Some members had objected because the federal government would pay for the bill’s $278.5 billion cost through mandatory rather than discretionary spending.
Mandatory spending includes entitlement programs like Social Security, and is set in law and in effect indefinitely. Under discretionary spending, members of Congress would control the funding each year through the appropriations process.
Sen. John Cornyn, a Texas Republican, said there had been an agreement between Tester and Moran for two amendment votes, but Democratic leaders have not scheduled those votes. Cornyn said the hope is for further negotiations to “eliminate some of the mandatory spending in the bill and the bill can pass.”
Pennsylvania Republican Sen. Pat Toomey said in a brief interview after the vote that he wanted to address a “budget gimmick” in the bill that he believes would lead to an increase in spending unrelated to providing health care and benefits for veterans exposed to burn pits.
Toomey said he had “no quarrel with” the legislation creating $278.5 billion in new spending during the next decade that would be classified as “mandatory.”

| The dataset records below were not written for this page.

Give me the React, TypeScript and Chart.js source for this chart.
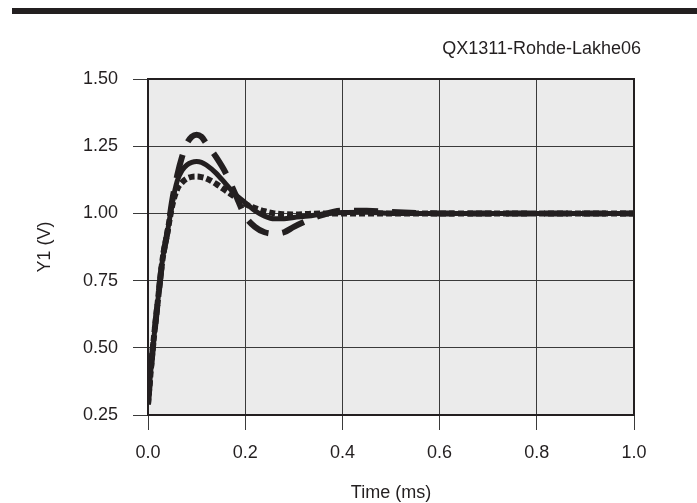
import React, { useEffect, useRef } from "react";
import { Chart, registerables } from "chart.js";

Chart.register(...registerables);

const timeMs = [0, 0.005, 0.01, 0.02, 0.03, 0.04, 0.05, 0.06, 0.07, 0.08, 0.09, 0.1, 0.11, 0.12, 0.14, 0.16, 0.18, 0.2, 0.22, 0.24, 0.26, 0.28, 0.3, 0.33, 0.36, 0.4, 0.45, 0.5, 0.6, 0.7, 0.8, 0.9, 1.0];

const solidY1 = [0.29, 0.4, 0.5, 0.67, 0.83, 0.93, 1.04, 1.12, 1.16, 1.18, 1.19, 1.193, 1.19, 1.18, 1.15, 1.11, 1.07, 1.04, 1.01, 0.99, 0.98, 0.98, 0.985, 0.99, 0.998, 1.003, 1.004, 1.0, 1.0, 1.0, 1.0, 1.0, 1.0];

const dashedY1 = [0.29, 0.4, 0.5, 0.67, 0.83, 0.93, 1.05, 1.14, 1.21, 1.26, 1.285, 1.293, 1.285, 1.26, 1.21, 1.15, 1.07, 0.99, 0.95, 0.93, 0.925, 0.93, 0.95, 0.975, 0.995, 1.01, 1.01, 1.005, 1.0, 1.0, 1.0, 1.0, 1.0];

const dottedY1 = [0.29, 0.4, 0.5, 0.67, 0.83, 0.93, 1.03, 1.09, 1.115, 1.13, 1.136, 1.137, 1.135, 1.13, 1.11, 1.085, 1.06, 1.035, 1.02, 1.008, 1.0, 0.997, 0.996, 0.998, 1.0, 1.0, 1.0, 1.0, 1.0, 1.0, 1.0, 1.0, 1.0];

const chartTitle = "QX1311-Rohde-Lakhe06";
const xTitle = "Time (ms)";
const yTitle = "Y1 (V)";

const FONT = "'Liberation Sans', Arial, sans-serif";

const decorPlugin = {
  id: "decor",
  beforeDatasetsDraw(chart: any) {},
  beforeDraw(chart: any) {
    const { ctx, chartArea } = chart;
    ctx.save();
    ctx.fillStyle = "#ffffff";
    ctx.fillRect(0, 0, chart.width, chart.height);
    ctx.fillStyle = "#ebebeb";
    ctx.fillRect(chartArea.left, chartArea.top, chartArea.right - chartArea.left, chartArea.bottom - chartArea.top);
    // top black rule
    ctx.fillStyle = "#231f20";
    ctx.fillRect(12, 8, chart.width - 12, 6);
    // title
    ctx.fillStyle = "#231f20";
    ctx.font = "18px " + FONT;
    ctx.textAlign = "right";
    ctx.textBaseline = "middle";
    ctx.fillText(chartTitle, 641, 49);
    ctx.restore();
  },
  afterDraw(chart: any) {
    const { ctx, chartArea } = chart;
    ctx.save();
    ctx.strokeStyle = "#231f20";
    ctx.lineWidth = 2;
    ctx.strokeRect(chartArea.left, chartArea.top, chartArea.right - chartArea.left, chartArea.bottom - chartArea.top);
    ctx.restore();
  },
};

export default function App() {
  const ref = useRef<HTMLCanvasElement | null>(null);
  useEffect(() => {
    if (!ref.current) return;
    const mk = (vals: number[]) => timeMs.map((t, i) => ({ x: t, y: vals[i] }));
    const common = {
      borderColor: "#231f20",
      pointRadius: 0,
      fill: false,
      cubicInterpolationMode: "monotone" as const,
      borderCapStyle: "butt" as const,
    };
    const chart = new Chart(ref.current, {
      type: "line",
      data: {
        datasets: [
          { ...common, label: "dotted", data: mk(dottedY1), borderWidth: 6, borderDash: [6, 3] },
          { ...common, label: "solid", data: mk(solidY1), borderWidth: 5 },
          { ...common, label: "dashed", data: mk(dashedY1), borderWidth: 6, borderDash: [24, 14] },
        ],
      },
      options: {
        animation: false,
        responsive: false,
        maintainAspectRatio: false,
        layout: { padding: { top: 79, right: 63, left: 0, bottom: 0 } },
        plugins: { legend: { display: false }, tooltip: { enabled: false }, title: { display: false } },
        scales: {
          x: {
            type: "linear",
            min: 0,
            max: 1,
            afterFit: (s: any) => { s.height = 88; },
            ticks: {
              stepSize: 0.2,
              color: "#231f20",
              font: { family: FONT, size: 18 },
              padding: 12,
              callback: (v: any) => Number(v).toFixed(1),
            },
            grid: { color: "#3a3a3a", lineWidth: 1, tickLength: 15, drawTicks: true },
            border: { display: false },
            title: { display: true, text: xTitle, color: "#231f20", font: { family: FONT, size: 18, lineHeight: 1.1 }, padding: { top: 0, bottom: 0 } },
          },
          y: {
            type: "linear",
            min: 0.25,
            max: 1.5,
            afterFit: (s: any) => { s.width = 148; },
            ticks: {
              stepSize: 0.25,
              color: "#231f20",
              font: { family: FONT, size: 18 },
              padding: 15,
              callback: (v: any) => Number(v).toFixed(2),
            },
            grid: { color: "#3a3a3a", lineWidth: 1, tickLength: 15, drawTicks: true },
            border: { display: false },
            title: { display: true, text: yTitle, color: "#231f20", font: { family: FONT, size: 18 }, padding: { top: 34, bottom: 0 } },
          },
        },
      },
      plugins: [decorPlugin],
    });
    return () => chart.destroy();
  }, []);
  return (
    <div style={{ position: "fixed", left: 0, top: 0, width: 697, height: 503, background: "#fff" }}>
      <canvas ref={ref} width={697} height={503} style={{ width: 697, height: 503, display: "block" }} />
    </div>
  );
}
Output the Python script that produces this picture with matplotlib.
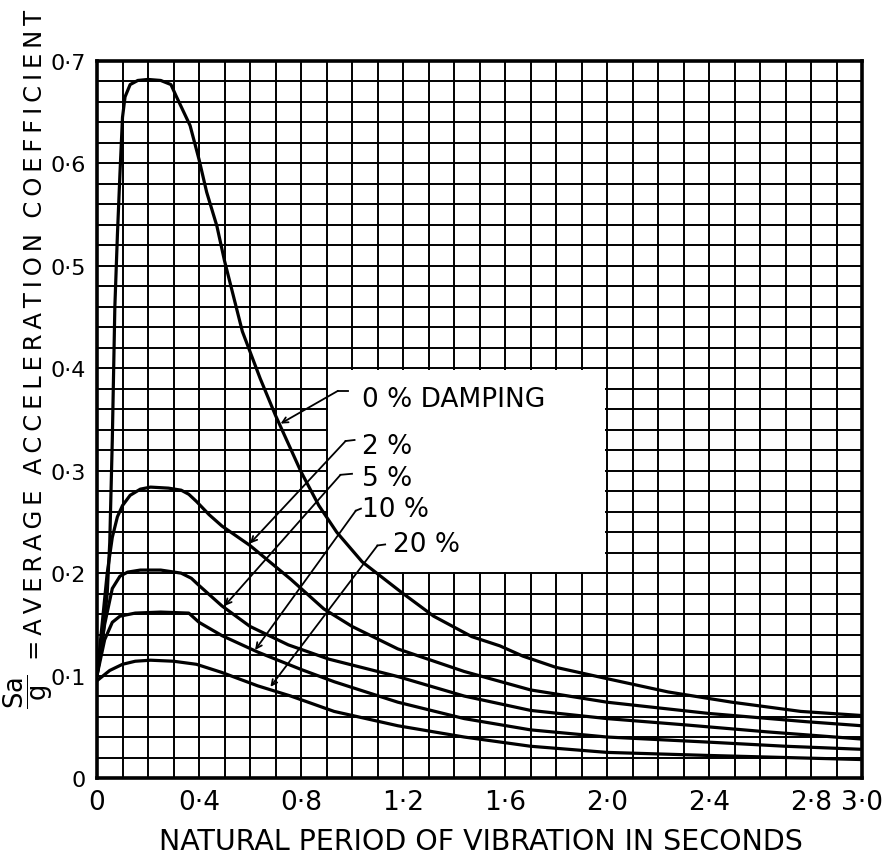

Toomey’s opposition to the bill comes from a separate section of the package that “would authorize $400 billion over the next 10 years of existing spending … to be switched from discretionary to mandatory.”
“And the reason for that, is to create a $40 billion annual hole in discretionary spending under the cap,” Toomey said. “And allow all kinds of spending on who knows what.”
In typical fashion Democrats disguise a bill to help people when in reality it is to help them do what they want with money.